**Supplied data**:
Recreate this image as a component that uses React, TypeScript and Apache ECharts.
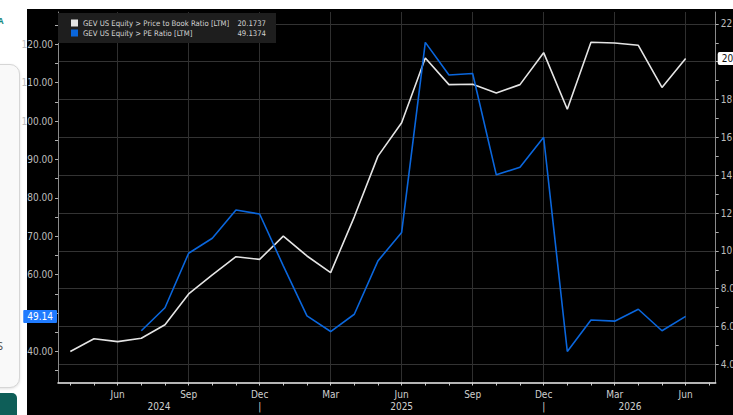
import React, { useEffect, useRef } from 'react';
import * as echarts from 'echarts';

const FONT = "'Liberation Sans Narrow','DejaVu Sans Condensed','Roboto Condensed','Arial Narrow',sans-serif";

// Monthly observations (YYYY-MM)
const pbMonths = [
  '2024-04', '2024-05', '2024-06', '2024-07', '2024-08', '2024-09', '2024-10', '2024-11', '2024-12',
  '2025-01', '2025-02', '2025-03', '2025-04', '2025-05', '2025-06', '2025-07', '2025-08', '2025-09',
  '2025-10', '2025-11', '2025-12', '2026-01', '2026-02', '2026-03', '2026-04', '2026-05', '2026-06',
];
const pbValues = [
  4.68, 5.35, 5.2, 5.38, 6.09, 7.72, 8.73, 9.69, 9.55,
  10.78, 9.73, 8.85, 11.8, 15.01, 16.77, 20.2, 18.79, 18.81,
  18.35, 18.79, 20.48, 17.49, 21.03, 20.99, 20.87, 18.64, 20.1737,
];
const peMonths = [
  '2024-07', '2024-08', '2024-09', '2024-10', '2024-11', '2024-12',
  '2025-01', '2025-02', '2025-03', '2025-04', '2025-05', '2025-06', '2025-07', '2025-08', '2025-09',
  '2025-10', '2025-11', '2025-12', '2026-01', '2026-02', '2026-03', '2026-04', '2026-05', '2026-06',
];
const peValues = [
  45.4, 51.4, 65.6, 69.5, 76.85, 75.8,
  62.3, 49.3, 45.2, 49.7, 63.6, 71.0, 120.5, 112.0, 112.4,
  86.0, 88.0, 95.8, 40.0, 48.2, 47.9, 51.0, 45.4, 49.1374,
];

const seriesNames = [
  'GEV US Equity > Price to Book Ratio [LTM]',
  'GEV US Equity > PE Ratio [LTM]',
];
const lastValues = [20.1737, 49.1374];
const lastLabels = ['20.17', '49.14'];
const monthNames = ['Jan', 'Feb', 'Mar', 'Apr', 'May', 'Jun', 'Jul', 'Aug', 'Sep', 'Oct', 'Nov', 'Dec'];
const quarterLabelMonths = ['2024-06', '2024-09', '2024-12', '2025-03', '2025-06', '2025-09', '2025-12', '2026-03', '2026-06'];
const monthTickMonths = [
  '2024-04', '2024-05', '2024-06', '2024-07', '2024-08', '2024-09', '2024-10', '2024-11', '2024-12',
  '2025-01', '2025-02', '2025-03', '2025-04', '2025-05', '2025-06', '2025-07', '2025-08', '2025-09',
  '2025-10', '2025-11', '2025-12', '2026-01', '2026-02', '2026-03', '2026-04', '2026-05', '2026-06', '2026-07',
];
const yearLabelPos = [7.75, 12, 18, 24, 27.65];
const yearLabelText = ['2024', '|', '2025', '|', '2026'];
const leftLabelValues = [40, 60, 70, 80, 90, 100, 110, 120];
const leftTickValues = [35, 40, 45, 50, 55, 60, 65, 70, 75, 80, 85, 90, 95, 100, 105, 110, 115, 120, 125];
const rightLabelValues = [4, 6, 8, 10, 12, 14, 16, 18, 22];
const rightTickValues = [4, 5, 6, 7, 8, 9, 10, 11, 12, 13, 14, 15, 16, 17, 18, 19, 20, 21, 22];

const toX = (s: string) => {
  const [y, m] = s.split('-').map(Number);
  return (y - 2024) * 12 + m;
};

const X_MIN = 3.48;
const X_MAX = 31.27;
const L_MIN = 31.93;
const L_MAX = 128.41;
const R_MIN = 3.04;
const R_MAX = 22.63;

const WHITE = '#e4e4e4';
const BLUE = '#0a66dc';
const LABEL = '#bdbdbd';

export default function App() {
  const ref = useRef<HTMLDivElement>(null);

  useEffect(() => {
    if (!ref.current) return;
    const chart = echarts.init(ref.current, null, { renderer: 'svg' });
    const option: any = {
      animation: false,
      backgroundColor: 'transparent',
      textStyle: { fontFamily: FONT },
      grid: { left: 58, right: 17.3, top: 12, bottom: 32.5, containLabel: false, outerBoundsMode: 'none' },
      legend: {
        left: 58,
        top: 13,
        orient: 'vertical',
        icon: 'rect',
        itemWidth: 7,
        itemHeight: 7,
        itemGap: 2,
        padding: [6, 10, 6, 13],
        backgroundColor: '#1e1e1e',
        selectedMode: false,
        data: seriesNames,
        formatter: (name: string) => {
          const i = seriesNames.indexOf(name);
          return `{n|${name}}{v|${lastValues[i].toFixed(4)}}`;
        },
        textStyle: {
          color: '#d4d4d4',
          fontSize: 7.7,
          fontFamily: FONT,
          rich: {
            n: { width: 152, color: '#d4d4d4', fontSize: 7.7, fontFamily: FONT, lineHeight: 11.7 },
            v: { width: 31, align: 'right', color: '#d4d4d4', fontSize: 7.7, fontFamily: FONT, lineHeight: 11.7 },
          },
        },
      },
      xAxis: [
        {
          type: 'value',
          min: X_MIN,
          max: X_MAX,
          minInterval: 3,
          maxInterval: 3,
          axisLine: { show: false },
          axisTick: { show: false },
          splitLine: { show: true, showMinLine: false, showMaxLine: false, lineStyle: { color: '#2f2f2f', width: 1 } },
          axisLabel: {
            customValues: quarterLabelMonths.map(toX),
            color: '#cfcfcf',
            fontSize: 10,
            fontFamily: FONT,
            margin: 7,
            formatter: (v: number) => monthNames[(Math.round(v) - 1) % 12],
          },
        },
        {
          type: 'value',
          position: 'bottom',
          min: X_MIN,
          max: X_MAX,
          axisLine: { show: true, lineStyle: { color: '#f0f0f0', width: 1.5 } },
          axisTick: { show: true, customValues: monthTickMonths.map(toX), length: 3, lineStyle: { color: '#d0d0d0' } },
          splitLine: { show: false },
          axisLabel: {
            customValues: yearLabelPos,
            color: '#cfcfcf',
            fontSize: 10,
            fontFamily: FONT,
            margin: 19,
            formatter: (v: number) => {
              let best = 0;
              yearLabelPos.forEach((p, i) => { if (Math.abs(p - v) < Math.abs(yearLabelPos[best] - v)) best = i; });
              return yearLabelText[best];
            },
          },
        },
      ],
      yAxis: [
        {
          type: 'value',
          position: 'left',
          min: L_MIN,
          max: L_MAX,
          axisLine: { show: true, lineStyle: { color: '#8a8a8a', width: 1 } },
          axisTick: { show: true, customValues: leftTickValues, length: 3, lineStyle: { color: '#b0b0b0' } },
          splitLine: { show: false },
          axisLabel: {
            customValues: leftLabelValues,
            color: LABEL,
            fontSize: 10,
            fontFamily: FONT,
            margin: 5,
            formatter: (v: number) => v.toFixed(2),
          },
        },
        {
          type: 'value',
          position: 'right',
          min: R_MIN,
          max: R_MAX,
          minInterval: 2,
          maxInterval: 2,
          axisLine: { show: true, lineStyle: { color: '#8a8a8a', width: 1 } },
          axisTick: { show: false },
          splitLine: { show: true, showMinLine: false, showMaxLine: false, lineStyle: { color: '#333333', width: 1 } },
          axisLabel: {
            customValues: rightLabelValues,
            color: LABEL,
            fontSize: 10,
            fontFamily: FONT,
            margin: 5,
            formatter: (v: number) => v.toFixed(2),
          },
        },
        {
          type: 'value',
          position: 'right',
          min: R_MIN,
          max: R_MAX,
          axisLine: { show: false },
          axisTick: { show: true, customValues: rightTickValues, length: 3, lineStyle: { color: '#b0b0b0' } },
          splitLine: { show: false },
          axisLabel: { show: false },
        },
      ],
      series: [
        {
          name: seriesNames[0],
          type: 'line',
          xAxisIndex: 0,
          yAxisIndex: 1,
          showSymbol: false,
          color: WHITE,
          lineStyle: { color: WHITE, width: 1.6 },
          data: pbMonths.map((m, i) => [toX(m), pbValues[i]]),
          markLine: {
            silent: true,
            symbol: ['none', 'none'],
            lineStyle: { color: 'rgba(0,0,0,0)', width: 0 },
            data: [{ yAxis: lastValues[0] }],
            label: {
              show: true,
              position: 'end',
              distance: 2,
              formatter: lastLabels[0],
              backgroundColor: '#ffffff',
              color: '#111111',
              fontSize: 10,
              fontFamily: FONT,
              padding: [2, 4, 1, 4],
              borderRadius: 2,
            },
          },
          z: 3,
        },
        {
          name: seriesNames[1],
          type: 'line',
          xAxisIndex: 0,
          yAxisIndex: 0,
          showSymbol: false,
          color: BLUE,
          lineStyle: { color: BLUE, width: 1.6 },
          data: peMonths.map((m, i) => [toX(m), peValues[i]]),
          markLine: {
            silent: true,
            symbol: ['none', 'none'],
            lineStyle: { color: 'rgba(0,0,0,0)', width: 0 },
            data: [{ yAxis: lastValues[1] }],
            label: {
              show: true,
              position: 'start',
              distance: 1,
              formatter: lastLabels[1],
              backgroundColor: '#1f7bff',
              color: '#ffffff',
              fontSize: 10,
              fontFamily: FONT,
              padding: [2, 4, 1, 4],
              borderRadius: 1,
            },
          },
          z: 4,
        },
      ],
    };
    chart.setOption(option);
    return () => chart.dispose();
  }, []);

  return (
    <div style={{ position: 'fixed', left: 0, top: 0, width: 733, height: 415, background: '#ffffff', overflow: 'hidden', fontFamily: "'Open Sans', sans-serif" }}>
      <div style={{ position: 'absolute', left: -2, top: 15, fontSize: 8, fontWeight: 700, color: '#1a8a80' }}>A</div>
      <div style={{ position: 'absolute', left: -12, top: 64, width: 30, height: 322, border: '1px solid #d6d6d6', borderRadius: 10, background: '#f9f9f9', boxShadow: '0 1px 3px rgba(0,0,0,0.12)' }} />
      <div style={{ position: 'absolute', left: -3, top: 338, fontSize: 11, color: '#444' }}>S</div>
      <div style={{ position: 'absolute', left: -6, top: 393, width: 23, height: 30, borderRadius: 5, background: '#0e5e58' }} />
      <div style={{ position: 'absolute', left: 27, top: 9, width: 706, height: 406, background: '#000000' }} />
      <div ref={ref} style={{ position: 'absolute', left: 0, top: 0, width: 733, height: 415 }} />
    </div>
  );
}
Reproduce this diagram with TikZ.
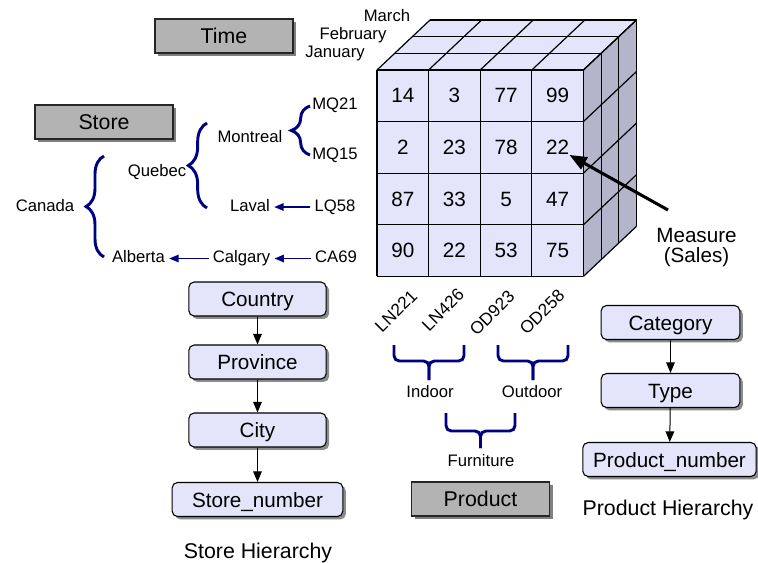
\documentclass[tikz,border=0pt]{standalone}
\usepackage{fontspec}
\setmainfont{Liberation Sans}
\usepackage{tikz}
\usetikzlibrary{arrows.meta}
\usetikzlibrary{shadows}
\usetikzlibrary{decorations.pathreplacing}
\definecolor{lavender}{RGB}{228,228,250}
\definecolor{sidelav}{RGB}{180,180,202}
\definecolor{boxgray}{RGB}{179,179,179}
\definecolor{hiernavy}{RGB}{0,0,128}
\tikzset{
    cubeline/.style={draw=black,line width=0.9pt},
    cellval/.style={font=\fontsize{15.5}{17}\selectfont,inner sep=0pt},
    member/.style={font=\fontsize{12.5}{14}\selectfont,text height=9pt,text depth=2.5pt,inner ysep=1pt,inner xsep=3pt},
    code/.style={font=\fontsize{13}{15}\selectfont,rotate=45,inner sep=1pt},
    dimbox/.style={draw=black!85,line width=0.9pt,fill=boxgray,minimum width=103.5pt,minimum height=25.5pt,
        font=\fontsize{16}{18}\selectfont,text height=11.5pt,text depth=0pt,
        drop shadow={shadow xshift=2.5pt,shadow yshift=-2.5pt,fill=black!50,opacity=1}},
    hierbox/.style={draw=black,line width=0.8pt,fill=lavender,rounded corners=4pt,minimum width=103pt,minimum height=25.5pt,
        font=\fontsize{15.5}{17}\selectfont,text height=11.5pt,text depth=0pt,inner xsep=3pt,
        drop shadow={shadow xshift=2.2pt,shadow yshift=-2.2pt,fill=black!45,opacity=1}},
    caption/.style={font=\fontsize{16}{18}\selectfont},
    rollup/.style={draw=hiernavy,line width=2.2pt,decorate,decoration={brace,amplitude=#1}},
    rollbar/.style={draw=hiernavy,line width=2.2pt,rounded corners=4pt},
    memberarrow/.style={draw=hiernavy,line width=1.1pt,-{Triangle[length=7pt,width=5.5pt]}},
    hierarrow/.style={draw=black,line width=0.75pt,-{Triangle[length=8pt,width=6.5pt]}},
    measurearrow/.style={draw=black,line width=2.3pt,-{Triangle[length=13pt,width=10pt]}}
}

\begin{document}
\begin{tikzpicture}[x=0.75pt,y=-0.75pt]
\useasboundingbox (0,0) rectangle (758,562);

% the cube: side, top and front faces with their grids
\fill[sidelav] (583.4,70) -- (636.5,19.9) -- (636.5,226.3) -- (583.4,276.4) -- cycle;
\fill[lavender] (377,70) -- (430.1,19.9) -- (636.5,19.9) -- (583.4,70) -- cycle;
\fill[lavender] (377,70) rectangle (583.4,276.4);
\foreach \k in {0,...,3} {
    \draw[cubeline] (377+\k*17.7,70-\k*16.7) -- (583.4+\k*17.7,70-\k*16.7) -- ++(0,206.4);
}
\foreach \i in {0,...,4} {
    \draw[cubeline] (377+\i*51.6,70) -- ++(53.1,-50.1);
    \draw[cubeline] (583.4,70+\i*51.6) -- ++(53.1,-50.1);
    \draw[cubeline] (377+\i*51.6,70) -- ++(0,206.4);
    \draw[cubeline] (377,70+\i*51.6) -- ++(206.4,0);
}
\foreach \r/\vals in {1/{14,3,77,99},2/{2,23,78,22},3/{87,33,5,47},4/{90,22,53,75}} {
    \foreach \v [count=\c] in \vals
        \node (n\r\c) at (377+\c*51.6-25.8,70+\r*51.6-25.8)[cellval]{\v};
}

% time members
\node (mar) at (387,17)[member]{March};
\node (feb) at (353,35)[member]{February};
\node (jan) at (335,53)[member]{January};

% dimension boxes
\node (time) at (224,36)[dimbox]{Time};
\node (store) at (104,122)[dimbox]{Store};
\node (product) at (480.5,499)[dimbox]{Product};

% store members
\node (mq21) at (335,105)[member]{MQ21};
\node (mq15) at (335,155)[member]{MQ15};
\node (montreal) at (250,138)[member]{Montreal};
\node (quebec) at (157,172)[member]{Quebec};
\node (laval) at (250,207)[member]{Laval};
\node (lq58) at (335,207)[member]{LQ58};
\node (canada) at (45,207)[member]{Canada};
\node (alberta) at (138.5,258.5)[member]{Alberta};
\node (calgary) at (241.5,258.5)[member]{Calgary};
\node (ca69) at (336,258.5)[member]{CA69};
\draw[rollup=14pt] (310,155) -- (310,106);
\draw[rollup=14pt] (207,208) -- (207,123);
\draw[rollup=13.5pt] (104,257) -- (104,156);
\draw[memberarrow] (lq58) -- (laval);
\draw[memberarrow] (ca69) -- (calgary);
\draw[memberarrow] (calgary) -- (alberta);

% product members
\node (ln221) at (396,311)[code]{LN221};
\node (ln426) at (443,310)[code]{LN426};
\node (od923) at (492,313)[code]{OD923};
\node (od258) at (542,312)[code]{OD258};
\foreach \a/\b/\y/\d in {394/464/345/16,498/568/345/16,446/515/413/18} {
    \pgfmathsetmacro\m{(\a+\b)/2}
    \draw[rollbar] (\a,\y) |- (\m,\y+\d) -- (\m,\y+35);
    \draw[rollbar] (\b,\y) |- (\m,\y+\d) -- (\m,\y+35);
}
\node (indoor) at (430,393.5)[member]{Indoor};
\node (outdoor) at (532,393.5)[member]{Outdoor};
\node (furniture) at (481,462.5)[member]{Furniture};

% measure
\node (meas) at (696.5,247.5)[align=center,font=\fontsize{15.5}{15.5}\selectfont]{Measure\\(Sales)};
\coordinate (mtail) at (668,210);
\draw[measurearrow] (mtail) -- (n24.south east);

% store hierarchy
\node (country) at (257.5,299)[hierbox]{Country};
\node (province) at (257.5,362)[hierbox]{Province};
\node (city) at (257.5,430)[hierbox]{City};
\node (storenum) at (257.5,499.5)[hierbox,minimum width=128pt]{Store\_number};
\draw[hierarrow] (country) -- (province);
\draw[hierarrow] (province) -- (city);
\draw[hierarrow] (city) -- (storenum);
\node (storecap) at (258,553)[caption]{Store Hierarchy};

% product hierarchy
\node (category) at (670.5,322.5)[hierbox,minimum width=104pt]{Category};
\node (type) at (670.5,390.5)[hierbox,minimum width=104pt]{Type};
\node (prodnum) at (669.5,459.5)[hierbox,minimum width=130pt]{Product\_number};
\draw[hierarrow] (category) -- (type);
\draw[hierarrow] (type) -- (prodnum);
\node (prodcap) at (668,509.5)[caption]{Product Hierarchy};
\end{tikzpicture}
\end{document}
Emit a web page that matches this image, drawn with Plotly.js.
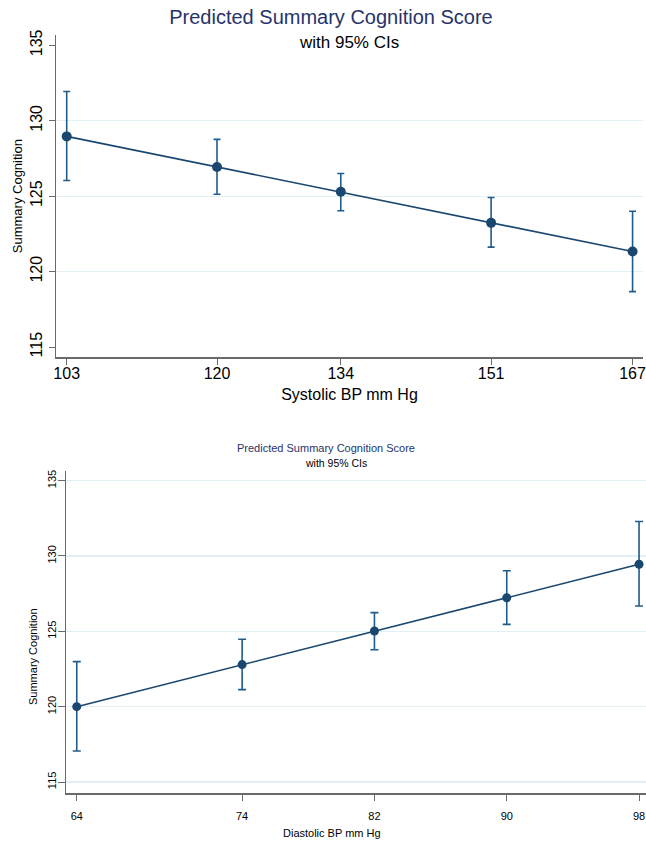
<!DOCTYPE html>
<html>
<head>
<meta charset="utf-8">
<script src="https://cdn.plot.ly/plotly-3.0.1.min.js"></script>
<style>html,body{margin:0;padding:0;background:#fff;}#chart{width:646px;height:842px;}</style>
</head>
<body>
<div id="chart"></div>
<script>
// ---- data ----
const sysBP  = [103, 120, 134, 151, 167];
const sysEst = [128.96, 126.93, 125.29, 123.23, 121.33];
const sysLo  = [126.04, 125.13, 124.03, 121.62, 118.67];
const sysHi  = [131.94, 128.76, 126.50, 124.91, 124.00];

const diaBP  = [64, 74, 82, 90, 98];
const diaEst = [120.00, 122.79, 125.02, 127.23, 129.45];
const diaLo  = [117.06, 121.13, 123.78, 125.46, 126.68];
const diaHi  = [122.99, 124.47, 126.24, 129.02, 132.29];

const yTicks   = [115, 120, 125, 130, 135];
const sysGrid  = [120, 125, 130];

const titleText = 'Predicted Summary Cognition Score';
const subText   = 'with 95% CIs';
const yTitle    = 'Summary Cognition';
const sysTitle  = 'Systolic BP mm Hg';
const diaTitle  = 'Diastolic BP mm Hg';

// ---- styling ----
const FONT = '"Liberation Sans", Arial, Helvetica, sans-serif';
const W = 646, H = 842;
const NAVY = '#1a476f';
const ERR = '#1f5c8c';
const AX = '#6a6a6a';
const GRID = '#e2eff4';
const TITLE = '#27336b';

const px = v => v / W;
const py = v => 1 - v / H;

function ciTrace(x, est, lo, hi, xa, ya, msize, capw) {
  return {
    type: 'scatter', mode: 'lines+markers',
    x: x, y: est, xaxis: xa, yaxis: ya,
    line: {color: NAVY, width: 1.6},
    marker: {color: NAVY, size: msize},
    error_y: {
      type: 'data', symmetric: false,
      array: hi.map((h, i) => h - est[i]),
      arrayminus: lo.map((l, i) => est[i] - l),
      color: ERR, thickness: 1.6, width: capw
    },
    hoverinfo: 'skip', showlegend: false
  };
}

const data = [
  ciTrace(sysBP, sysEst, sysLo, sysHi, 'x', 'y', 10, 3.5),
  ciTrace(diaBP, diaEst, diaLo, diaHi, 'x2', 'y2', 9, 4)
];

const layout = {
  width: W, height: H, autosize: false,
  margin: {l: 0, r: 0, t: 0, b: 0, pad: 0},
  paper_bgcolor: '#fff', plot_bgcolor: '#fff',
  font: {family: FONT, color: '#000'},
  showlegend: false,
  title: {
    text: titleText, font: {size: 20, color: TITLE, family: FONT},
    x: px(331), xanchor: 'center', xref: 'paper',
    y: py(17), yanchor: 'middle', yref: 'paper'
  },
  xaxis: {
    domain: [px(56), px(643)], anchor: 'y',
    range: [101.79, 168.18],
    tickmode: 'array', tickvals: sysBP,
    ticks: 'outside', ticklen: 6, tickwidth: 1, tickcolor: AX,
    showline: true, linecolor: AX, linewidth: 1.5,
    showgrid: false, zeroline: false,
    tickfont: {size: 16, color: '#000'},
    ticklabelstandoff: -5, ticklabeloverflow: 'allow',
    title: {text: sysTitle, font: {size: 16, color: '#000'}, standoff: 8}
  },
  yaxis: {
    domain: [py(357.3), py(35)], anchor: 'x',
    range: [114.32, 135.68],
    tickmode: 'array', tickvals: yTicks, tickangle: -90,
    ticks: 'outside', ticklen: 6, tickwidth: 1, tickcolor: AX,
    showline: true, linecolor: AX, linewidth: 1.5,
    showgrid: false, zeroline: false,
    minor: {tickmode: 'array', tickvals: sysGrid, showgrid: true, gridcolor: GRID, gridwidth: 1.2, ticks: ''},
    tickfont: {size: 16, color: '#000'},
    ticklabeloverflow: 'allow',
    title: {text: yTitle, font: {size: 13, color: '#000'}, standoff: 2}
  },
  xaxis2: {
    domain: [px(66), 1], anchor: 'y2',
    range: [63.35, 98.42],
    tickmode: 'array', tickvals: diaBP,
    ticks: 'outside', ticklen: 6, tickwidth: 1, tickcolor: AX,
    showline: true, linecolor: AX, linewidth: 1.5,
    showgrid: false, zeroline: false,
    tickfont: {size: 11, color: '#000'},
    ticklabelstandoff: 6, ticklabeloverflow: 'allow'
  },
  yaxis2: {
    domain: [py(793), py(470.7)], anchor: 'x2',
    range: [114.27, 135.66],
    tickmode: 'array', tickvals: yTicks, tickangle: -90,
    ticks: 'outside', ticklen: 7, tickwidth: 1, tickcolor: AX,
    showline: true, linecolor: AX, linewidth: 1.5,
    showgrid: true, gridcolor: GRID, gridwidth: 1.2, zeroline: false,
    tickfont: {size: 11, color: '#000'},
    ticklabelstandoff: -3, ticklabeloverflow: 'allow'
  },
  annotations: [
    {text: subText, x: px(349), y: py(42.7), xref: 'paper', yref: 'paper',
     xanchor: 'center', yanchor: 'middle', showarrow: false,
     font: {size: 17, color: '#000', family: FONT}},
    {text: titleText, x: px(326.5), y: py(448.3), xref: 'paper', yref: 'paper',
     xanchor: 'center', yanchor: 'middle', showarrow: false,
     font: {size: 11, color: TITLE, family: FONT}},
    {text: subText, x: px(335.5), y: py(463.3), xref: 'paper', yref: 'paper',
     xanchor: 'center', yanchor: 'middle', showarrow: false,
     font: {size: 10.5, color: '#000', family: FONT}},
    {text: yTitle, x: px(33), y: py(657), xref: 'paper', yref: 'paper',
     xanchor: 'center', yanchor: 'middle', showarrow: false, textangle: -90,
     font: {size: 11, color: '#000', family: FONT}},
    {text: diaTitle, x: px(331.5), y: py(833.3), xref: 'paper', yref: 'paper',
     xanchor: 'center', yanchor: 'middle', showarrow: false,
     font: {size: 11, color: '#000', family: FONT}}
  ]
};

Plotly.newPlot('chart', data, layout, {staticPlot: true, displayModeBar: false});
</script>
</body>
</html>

**Your task**:
Only the lines between the line with "Emit a web page" and the line with "126.24, 129.02, 132.29];", inclusive, should be reproduced, exactly as written and without pictures.

**Task solution**:
Emit a web page that matches this image, drawn with Plotly.js.
<!DOCTYPE html>
<html>
<head>
<meta charset="utf-8">
<script src="https://cdn.plot.ly/plotly-3.0.1.min.js"></script>
<style>html,body{margin:0;padding:0;background:#fff;}#chart{width:646px;height:842px;}</style>
</head>
<body>
<div id="chart"></div>
<script>
// ---- data ----
const sysBP  = [103, 120, 134, 151, 167];
const sysEst = [128.96, 126.93, 125.29, 123.23, 121.33];
const sysLo  = [126.04, 125.13, 124.03, 121.62, 118.67];
const sysHi  = [131.94, 128.76, 126.50, 124.91, 124.00];

const diaBP  = [64, 74, 82, 90, 98];
const diaEst = [120.00, 122.79, 125.02, 127.23, 129.45];
const diaLo  = [117.06, 121.13, 123.78, 125.46, 126.68];
const diaHi  = [122.99, 124.47, 126.24, 129.02, 132.29];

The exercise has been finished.